Electrostatic Influence on Rotational Mobilities of Sol−Gel-Encapsulated Solutes by NMR and EPR Spectroscopies

The rotational mobilities of small solute molecules encapsulated in tetramethyl orthosilicate (TMOS) sol-gels have been investigated by EPR spectroscopy of encapsulated nitroxide probes and by high-resolution NMR spectroscopic measurements of transferred NOE's (trNOE's), of T(1)'s, and of T(1)'s in the rotating frame (T(1)rho). The two spectroscopic methods are sensitive to motions on different time scales and hence, are nicely complementary. Suites of neutral, positively, and negatively charged nitroxide probes (EPR) and of simple diamagnetic small molecules (NMR) were selected to disclose influences of electrostatic interactions with the sol-gel walls and to probe the presence of multiple populations of molecules in distinct regions of the sol-gel pores.
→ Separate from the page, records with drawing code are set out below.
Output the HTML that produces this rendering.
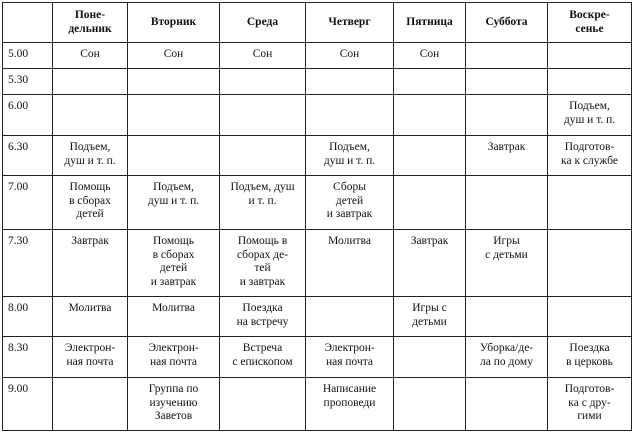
<!DOCTYPE html>
<html><head><meta charset="utf-8"><style>
html,body{margin:0;padding:0;background:#fff;width:635px;height:434px;overflow:hidden}
table{position:absolute;left:2px;top:2px;border-collapse:collapse;table-layout:fixed;font-size:11.5px;color:#111;line-height:13.5px}
td{font-family:"Liberation Serif","DejaVu Serif","Noto Serif CJK SC",serif;border:1.2px solid #222;vertical-align:top;text-align:center;padding:5px 2px 0 2px;overflow:hidden}
td.t{text-align:left;padding-left:5px}
tr.h td{font-weight:bold;vertical-align:middle;padding-top:0}
</style></head><body>
<table>
<colgroup><col style="width:50px"><col style="width:75px"><col style="width:92px"><col style="width:86px"><col style="width:88px"><col style="width:72px"><col style="width:82px"><col style="width:84px"></colgroup>
<tr class="h" style="height:40px"><td></td><td>Поне-<br>дельник</td><td>Вторник</td><td>Среда</td><td>Четверг</td><td>Пятница</td><td>Суббота</td><td>Воскре-<br>сенье</td></tr>
<tr style="height:26px"><td class="t">5.00</td><td>Сон</td><td>Сон</td><td>Сон</td><td>Сон</td><td>Сон</td><td></td><td></td></tr>
<tr style="height:26px"><td class="t">5.30</td><td></td><td></td><td></td><td></td><td></td><td></td><td></td></tr>
<tr style="height:41px"><td class="t">6.00</td><td></td><td></td><td></td><td></td><td></td><td></td><td>Подъем,<br>душ и т. п.</td></tr>
<tr style="height:40px"><td class="t">6.30</td><td>Подъем,<br>душ и т. п.</td><td></td><td></td><td>Подъем,<br>душ и т. п.</td><td></td><td>Завтрак</td><td>Подготов-<br>ка к службе</td></tr>
<tr style="height:54px"><td class="t">7.00</td><td>Помощь<br>в сборах<br>детей</td><td>Подъем,<br>душ и т. п.</td><td>Подъем, душ<br>и т. п.</td><td>Сборы<br>детей<br>и завтрак</td><td></td><td></td><td></td></tr>
<tr style="height:67px"><td class="t">7.30</td><td>Завтрак</td><td>Помощь<br>в сборах<br>детей<br>и завтрак</td><td>Помощь в<br>сборах де-<br>тей<br>и завтрак</td><td>Молитва</td><td>Завтрак</td><td>Игры<br>с детьми</td><td></td></tr>
<tr style="height:40px"><td class="t">8.00</td><td>Молитва</td><td>Молитва</td><td>Поездка<br>на встречу</td><td></td><td>Игры с<br>детьми</td><td></td><td></td></tr>
<tr style="height:41px"><td class="t">8.30</td><td>Электрон-<br>ная почта</td><td>Электрон-<br>ная почта</td><td>Встреча<br>с епископом</td><td>Электрон-<br>ная почта</td><td></td><td>Уборка/де-<br>ла по дому</td><td>Поездка<br>в церковь</td></tr>
<tr style="height:53px"><td class="t">9.00</td><td></td><td>Группа по<br>изучению<br>Заветов</td><td></td><td>Написание<br>проповеди</td><td></td><td></td><td>Подготов-<br>ка с дру-<br>гими</td></tr>
</table>
</body></html>
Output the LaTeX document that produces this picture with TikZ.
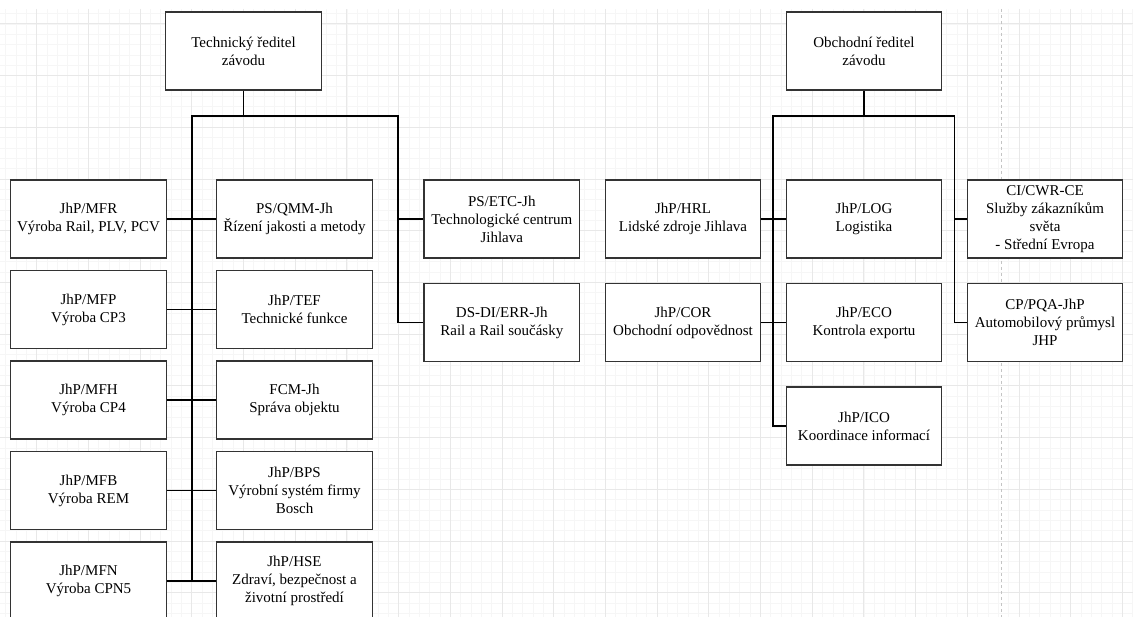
\documentclass[tikz,border=0pt]{standalone}
\usepackage{fontspec}
\setmainfont{Liberation Serif}
\usetikzlibrary{positioning,calc}
\definecolor{gridminor}{HTML}{F6F6F6}
\definecolor{gridmajor}{HTML}{E8E8E8}
\definecolor{pageline}{HTML}{C4C4C4}
\definecolor{boxline}{HTML}{333333}
\newcommand{\orgfont}{\fontsize{15}{18}\selectfont}
\tikzstyle{unit}=[draw=boxline, line width=1.3pt, fill=white, text centered, align=center, minimum width=155.5pt, minimum height=78pt, inner sep=0pt, font=\orgfont]
\tikzstyle{link}=[line width=1.3pt, black]

\begin{document}
\begin{tikzpicture}[x=1pt,y=-1pt,on grid,node distance=90.5pt and 206pt]
   \useasboundingbox (0,0) rectangle (1133,617);
   \clip (0,0) rectangle (1133,617);
   % background grid
   \foreach \i in {0,...,109} \draw[gridminor,line width=0.8pt] ({5.7+10.34*\i},9) -- ++(0,608);
   \foreach \i in {0,...,58} \draw[gridminor,line width=0.8pt] (0,{13.66+10.34*\i}) -- ++(1133,0);
   \foreach \i in {0,...,21} \draw[gridmajor,line width=1pt] ({36.7+51.7*\i},9) -- ++(0,608);
   \foreach \i in {0,...,11} \draw[gridmajor,line width=1pt] (0,{24+51.7*\i}) -- ++(1133,0);
   \draw[pageline,line width=1pt,dash pattern=on 3pt off 3pt] (1001.7,9) -- (1001.7,617);

   % technical director
   \node[unit] (tech) at (243.5,51) {Technický ředitel\\závodu};
   \node[unit] (qmm) at (294.5,219) {PS/QMM-Jh\\Řízení jakosti a metody};
   \node[unit] (mfr) [left=of qmm] {JhP/MFR\\Výroba Rail, PLV, PCV};
   \node[unit] (tef) [below=of qmm] {JhP/TEF\\Technické funkce};
   \node[unit] (mfp) [below=of mfr] {JhP/MFP\\Výroba CP3};
   \node[unit] (fcm) [below=of tef] {FCM-Jh\\Správa objektu};
   \node[unit] (mfh) [below=of mfp] {JhP/MFH\\Výroba CP4};
   \node[unit] (bps) [below=of fcm] {JhP/BPS\\Výrobní systém firmy\\Bosch};
   \node[unit] (mfb) [below=of mfh] {JhP/MFB\\Výroba REM};
   \node[unit] (hse) [below=of bps] {JhP/HSE\\Zdraví, bezpečnost a\\životní prostředí};
   \node[unit] (mfn) [below=of mfb] {JhP/MFN\\Výroba CPN5};
   \node[unit] (etc) at (501.8,219) {PS/ETC-Jh\\Technologické centrum\\Jihlava};
   \node[unit] (err) [below=103.5pt of etc] {DS-DI/ERR-Jh\\Rail a Rail součásky};

   % sales director
   \node[unit] (obch) at (864,51) {Obchodní ředitel\\závodu};
   \node[unit] (log) at (864,219) {JhP/LOG\\Logistika};
   \node[unit] (hrl) [left=181pt of log] {JhP/HRL\\Lidské zdroje Jihlava};
   \node[unit] (eco) [below=103.5pt of log] {JhP/ECO\\Kontrola exportu};
   \node[unit] (cor) [left=181pt of eco] {JhP/COR\\Obchodní odpovědnost};
   \node[unit] (ico) [below=103.5pt of eco] {JhP/ICO\\Koordinace informací};
   \node[unit] (cwr) [right=181pt of log] {CI/CWR-CE\\Služby zákazníkům\\světa\\ - Střední Evropa};
   \node[unit] (pqa) [below=103.5pt of cwr] {CP/PQA-JhP\\Automobilový průmysl\\JHP};

   \coordinate (tl) at (192,116);
   \coordinate (tr) at (398,116);
   \coordinate (ol) at (773,116);
   \coordinate (or) at (954.5,116);

   \draw[link] (tech.south) -- (tech.south |- tl);
   \draw[link] (mfn.east -| tl) -- (tl) -- (tr) -- (err.west -| tr) -- (err.west);
   \draw[link] (etc.west -| tr) -- (etc.west);
   \foreach \a/\b in {mfr/qmm, mfp/tef, mfh/fcm, mfb/bps, mfn/hse}
      \draw[link] (\a) -- (\b);

   \draw[link] (obch.south) -- (obch.south |- ol);
   \draw[link] (ico.west) -- (ico.west -| ol) -- (ol) -- (or) -- (pqa.west -| or) -- (pqa.west);
   \draw[link] (cwr.west -| or) -- (cwr.west);
   \path[link]
    (hrl) edge (log)
    (cor) edge (eco);
\end{tikzpicture}
\end{document}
For neutral and negatively charged solute probes, both techniques disclose a single population with a significantly increased average rotational correlation time, which we interpret at least in part as resulting from exchange between free-volume and transiently immobilized surface populations. The electrostatic attraction between cationic probes and the negatively charged sol-gel walls causes the positively charged probes to be more effectively immobilized and/or causes a greater percentage of probes to undergo this transient immobilization. The EPR spectra directly disclose a population of cationic probes which are immobilized on the X-band EPR time scale: tau(c) greater than or approximately equal 10(-7) s. However, NMR measurements of trNOE's and of T(1)rho demonstrate that this population does exchange with the free-volume probes on the slower time scale of NMR. This approach is equally applicable to the study of solutes within other types of confined spaces, as well.